RuAF also tried to decapitate Ukraine by seizing Hostomel with airborne troops, and then rushing Kiev with troops located very closely in Belarus. You don't commit airborne troops like this when you don't have a)strategic surprise, b) tactical surprise, c) air supremacy. Russia expected a quick coup de main, and when the VdV got wrecked in Hostomel, they lost the war.
Since the invasion in February, Ukraine has recovered most of the territory they lost in the north. In the south, the RuAF has made minimal gains past the lines of the 2014 conflict.
You believe that Ukraine has lost most of their military assets? They currently have more tanks than when the war started, due to how many they've captured from Russia. Not to mention what has been contributed by NATO (Poland/Czechia etc.). They still have a well functioning and effective air force that has prevented the Russian air force from exerting control over the battlefield. They even managed to sink the flagship of the Black Sea Fleet.
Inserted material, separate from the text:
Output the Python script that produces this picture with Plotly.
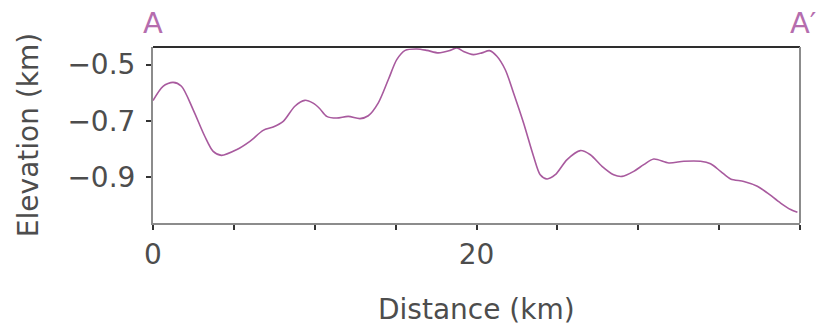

Russia has lost over 30k dead, and roughly 3x that as WIA. Over 1000 tanks. Over 350 aircraft (counting helicopters). Thousands of BMPs, MTLBs, BMDs, artillery, trucks, all destroyed. The RuAF has culminated.
All Russia has achieved is shelling indiscriminately. They haven't shown the ability to hold terrain, to resupply their troops, to prevent the Ukrainians from doing anything they want. They couldn't even reduce Mariupol's garrison for three months.
Russia's military, outside of it's nukes is a Potemkin affair.